Nuno Jùdice est reconnu pour ses talents de poète, non pour ceux de romancier. Je pense qu'en passant à l'écriture plus narrative qu'exige le récit, il n'a pas réussi à insuffler le lyrisme que l'on peut retrouver sans doute dans ses textes poétiques. Poésie et narration sont deux choses totalement différentes, et ce n'est pas parce que l'on excelle dans l'une que l'on est forcément bon dans l'autre.
mercredi 11 juin 2008 à 17h00
Bonjour
Voici un avis différent sur "traces d'ombres". Je l'ai lu après avoir découvert la poésie à la fois narrative et intérieure de judice; et j'y ai trouvé à le lire autant de plaisir. Traces d'ombre est à mon goût un long poème en prose tout à fait réussi et dont la narration complexe engage davantage à poursuivre la lecture qu'à l'abandonner. Et d'ailleurs je n'ai pas même eu l'idée de me poser la question. Je crois que judice est poète sans interruption (et un des rares dont la réputation internationale me semble justifiée par la seule écriture), qu'il écrive un texte court ou bien un roman. Je trouve aux phrasés amples et parfaitement maîtrisé tels que ceux de judice, faulkner ou proust, une qualité d'émotion tout à fait efficace, qui nous permet des plongées merveilleuses dans l'imaginaire de l'autre.

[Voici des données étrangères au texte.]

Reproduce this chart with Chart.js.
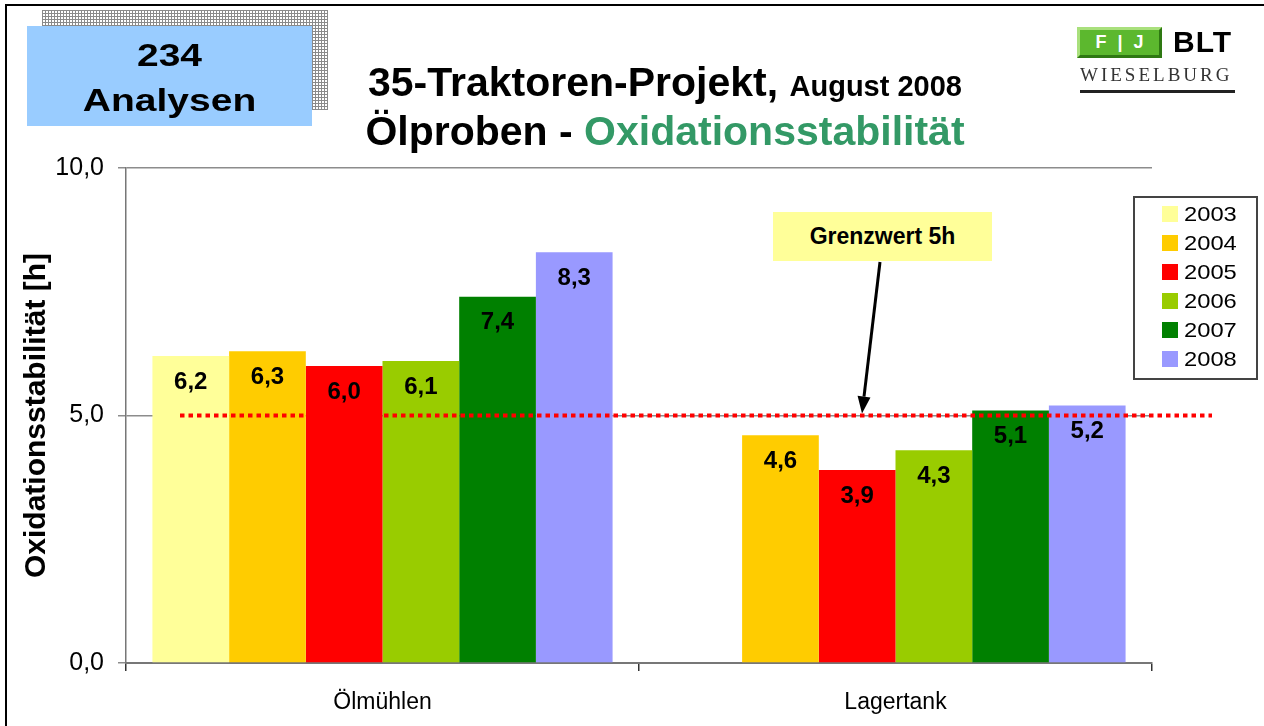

mercredi 11 juin 2008 à 18h26
Bonjour Lionel,
Bien sûr, vous ne me ferez pas changer d'avis et ce roman reste pour moi l'une des plus grandes déceptions, voire incompréhension de ces trois dernières années. Honnêtement, vous trouvez que les extraits démontrent des phrases amples et parfaitement maîtrisées? 
merci de votre regard, certes très différent du mien, mais c'est cela justement qui est intéressant.
Mais comme je le disais, votre commentaire nuance mon billet et permettra peut-être à certains de passer le pas.